El whisky estaba caliente, pidió otro.

-De que le hablaba?-pregunté
-De la fuerza del espíritu, de cómo podemos superar la debilidad física y proyectarnos a otra dimensión astral, de la verdadera libertad, y del fuego.
-Del fuego?
-Me decía que la única fuerza transformadora era el fuego, que hacía cambiar el estado de las cosas, que purificaba y sanaba; espíritu y mente. Por eso me lo pidió esa noche.
-Qué le pidió?
-La vela encendida; para el ritual, una vela roja.
-No me diga que...
-Si, se la dí. La puso en el centro de la celda, se acercó, me miró como despidiéndose y desapareció.
-Se prendió fuego?
-No, desapareció ante mi vista, se confundió con el fuego, se evaporó, me entiende,no?
-Vea Gonzalez, lo que entiendo es que si alguien se acerca al fuego de esa manera, se quema, se incinera, me entiende?-la maldita muletilla se me estaba pegando.
-Lo último que ví fue una gran llama blanca, de un blanco como nunca había visto, como la que Quevedo me contaba. Y después, el incendio; recuerdo que corrí hasta la guardia a dar la alarma pero ya era tarde.

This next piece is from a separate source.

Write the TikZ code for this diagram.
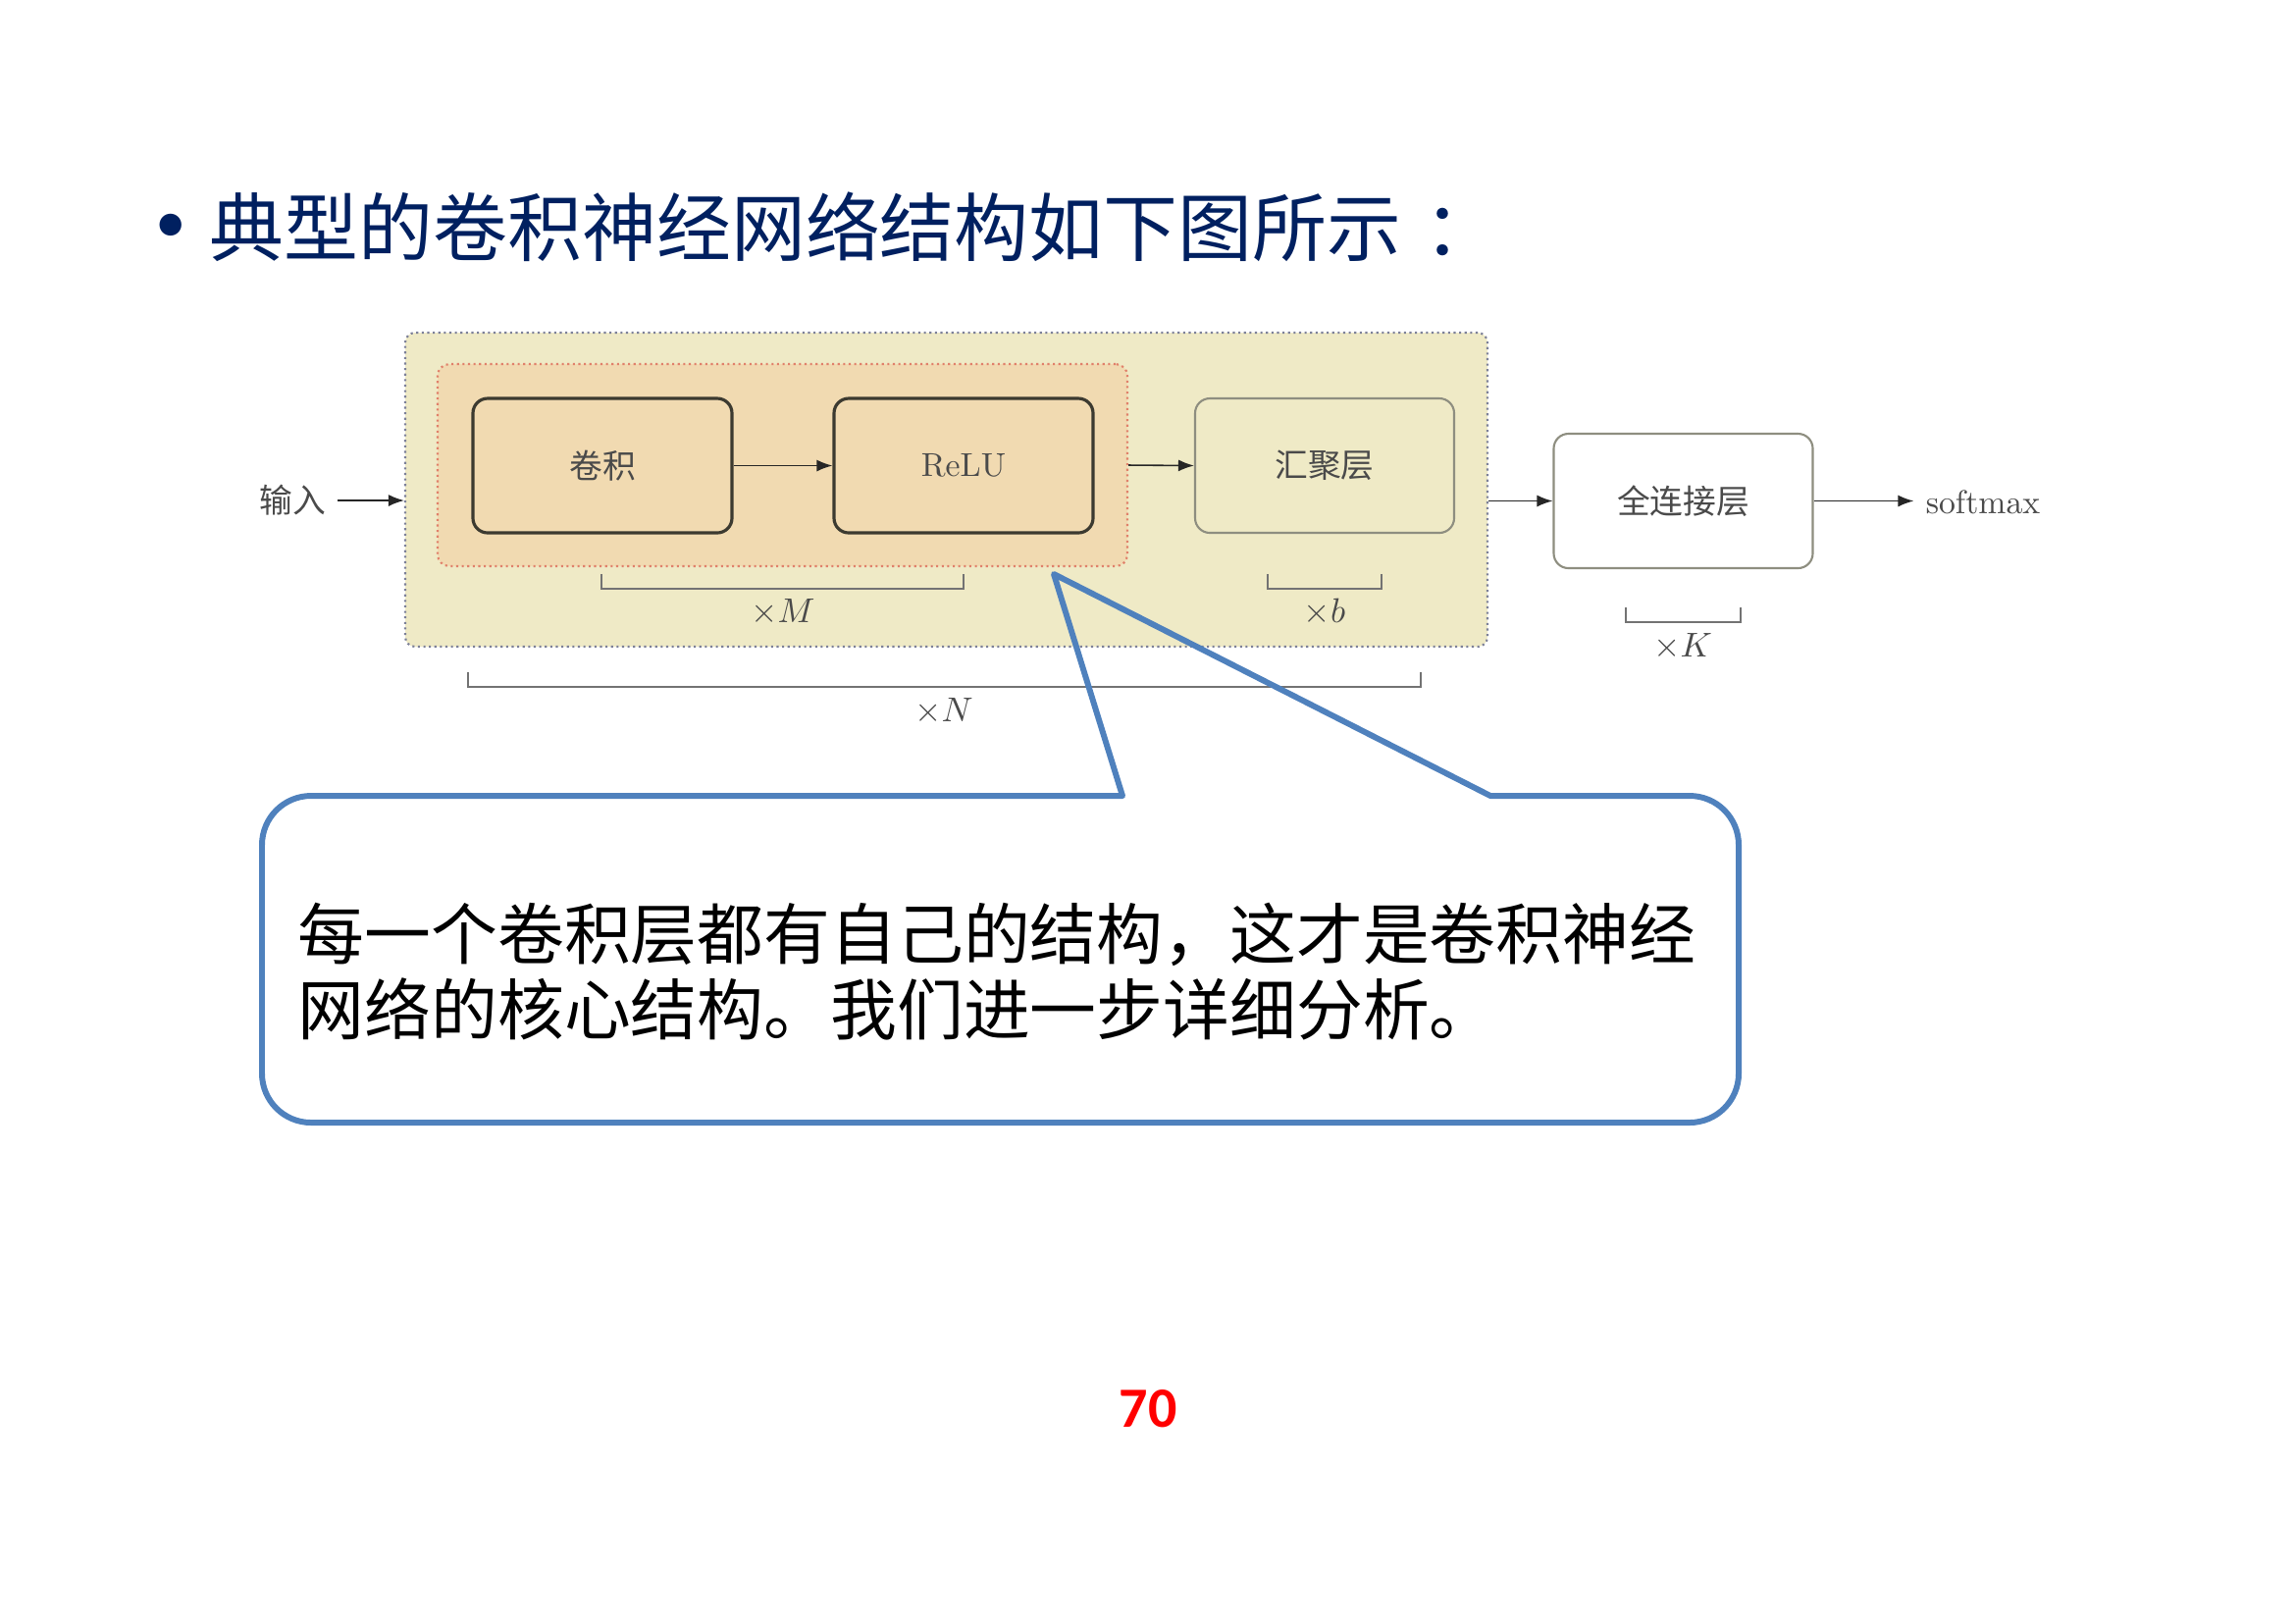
\documentclass[tikz,border=0pt]{standalone}
\usepackage{fontspec}
\newfontfamily\cjk{Noto Sans CJK SC}
\newfontfamily\numfont{Carlito}
\usetikzlibrary{arrows.meta}
\definecolor{titleblue}{HTML}{002060}
\definecolor{outerfill}{HTML}{EFEAC6}
\definecolor{innerfill}{HTML}{F1DAB1}
\definecolor{outerline}{HTML}{7C8098}
\definecolor{innerline}{HTML}{E0806A}
\definecolor{darkline}{HTML}{3C3A30}
\definecolor{greyline}{HTML}{8E8E80}
\definecolor{labelgray}{HTML}{4A4A4A}
\definecolor{callblue}{HTML}{4F81BD}
\begin{document}
\begin{tikzpicture}[x=.1mm,y=-.1mm,
                    line/.style={line width=.45pt,draw=black!85,-{Latex[length=1.6mm,width=1.2mm]}},
                    layer/.style={rounded corners=1.5mm,minimum width=26.4mm,minimum height=13.7mm,inner sep=0pt},
                    brace/.style={line width=.55pt,draw=black!55},
                    mult/.style={text=labelgray},
                    every node/.style={font=\fontsize{9.6}{11}\selectfont}]
 \useasboundingbox (0,0) rectangle (2339,1654);
 % title
 \node[inner sep=0pt,text=titleblue,font=\cjk\fontsize{30}{32}\selectfont] (dot) at (174,244) {•};
 \node[anchor=west,inner sep=0pt,text=titleblue,font=\cjk\fontsize{21.6}{24}\selectfont] (title) at (213,231) {典型的卷积神经网络结构如下图所示\kern.3em：};
 % frames
 \node[draw=outerline,densely dotted,line width=.6pt,fill=outerfill,rounded corners=1mm,
       minimum width=110.3mm,minimum height=32mm,inner sep=0pt] (outer) at (964.5,499) {};
 \node[draw=innerline,densely dotted,line width=.6pt,fill=innerfill,rounded corners=1.2mm,
       minimum width=70.3mm,minimum height=20.6mm,inner sep=0pt] (inner) at (797.5,474) {};
 % layers
 \node[layer,draw=darkline,line width=.9pt,fill=innerfill,text=labelgray,font=\cjk\fontsize{9.6}{11}\selectfont] (conv) at (614,474.5) {卷积};
 \node[layer,draw=darkline,line width=.9pt,fill=innerfill,text=labelgray] (relu) at (982,474.5) {ReLU};
 \node[layer,draw=greyline,line width=.6pt,fill=outerfill,text=labelgray,font=\cjk\fontsize{9.6}{11}\selectfont] (pool) at (1350,474.5) {汇聚层};
 \node[layer,draw=greyline,line width=.6pt,fill=white,text=labelgray,font=\cjk\fontsize{9.6}{11}\selectfont] (fc) at (1715.5,510.5) {全连接层};
 \node[text=labelgray,font=\cjk\fontsize{9.6}{11}\selectfont] (input) at (298,510) {输入};
 \node[text=labelgray] (softmax) at (2021,512) {softmax};
 % arrows
 \draw[line] (input.east) -- (input.east -| outer.west);
 \draw[line] (conv) -- (relu);
 \draw[line] (inner.east) -- (pool.west);
 \draw[line] (fc.west -| outer.east) -- (fc.west);
 \draw[line] (fc.east) -- (fc.east -| softmax.west);
 % repeat marks
 \draw[brace] (613,585) -- (613,600) -- (982,600) -- (982,585);
 \draw[brace] (1292,585) -- (1292,600) -- (1408,600) -- (1408,585);
 \draw[brace] (1657,619) -- (1657,634) -- (1774,634) -- (1774,619);
 \draw[brace] (477,685) -- (477,700) -- (1448,700) -- (1448,685);
 \node[mult] (xm) at (798,624) {$\times M$};
 \node[mult] (xb) at (1350,624) {$\times b$};
 \node[mult] (xk) at (1715,659) {$\times K$};
 \node[mult] (xn) at (962,725) {$\times N$};
 % callout
 \coordinate (tip) at (1074,585);
 \draw[callblue,line width=1.7pt,line join=round,rounded corners=5mm]
   (700,811) -- (267,811) -- (267,1144) -- (1772,1144) -- (1772,811)
   [sharp corners] -- (1519,811) -- (tip) -- (1144,811) -- cycle;
 \node[anchor=west,align=left,inner sep=0pt,font=\cjk\fontsize{19.3}{21.9}\selectfont] (note) at (303,990)
   {每一个卷积层都有自己的结构，这才是卷积神经\\网络的核心结构。我们进一步详细分析。};
 % page number
 \node[text=red,font=\numfont\bfseries\fontsize{16.5}{18}\selectfont] (page) at (1170,1436) {70};
\end{tikzpicture}
\end{document}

Lo demás ya lo conoce: el sumario, en el que nadie me creyó y la baja por incumplimiento de mis deberes; siempre es preferible ser ineficaz a loco, de lo primero la sociedad da revancha, de lo segundo no.

Gonzalez se quedó callado, con la vista baja, fija en el vaso de whisky; era evidente que su tragedia personal había sido narrada.

-Y así amigo, termina la historia. Con una carrera destruida, con muchas dudas y ningúna certeza. Sabe, a veces creo que he cometido un gran pecado, que he entrado a terrenos en los que no conviene entrar, que ese pecado es tan grande que Dios no puede esperar que muera para mandarme al infierno y que me metió en esto de la venta de créditos financieros para castigarme, para que comience a pagar desde ahora lo que desconozco que hice. Y es difícil, muy difícil vivir así. Diga que uno tiene familia que si no!

Gonzalez dejó la barra, con su vaso de whisky en la mano, y arrastrando los pies, subió la escalera hacia su habitación.

Mire el reloj: eran las cuatro de la mañana; podría dormir pocas horas. Un sentimiento de serena felicidad nacía desde el centro de mi pecho. Las tragedias personales de extraños nos ubican en la vida; me sentí un egoísta pero, sinceramente, no me importó. Me levantaría temprano para vender zapatillas y yo había elegido ser vendedor.

Mi amigo Galvez tenía razón: es una buena vida.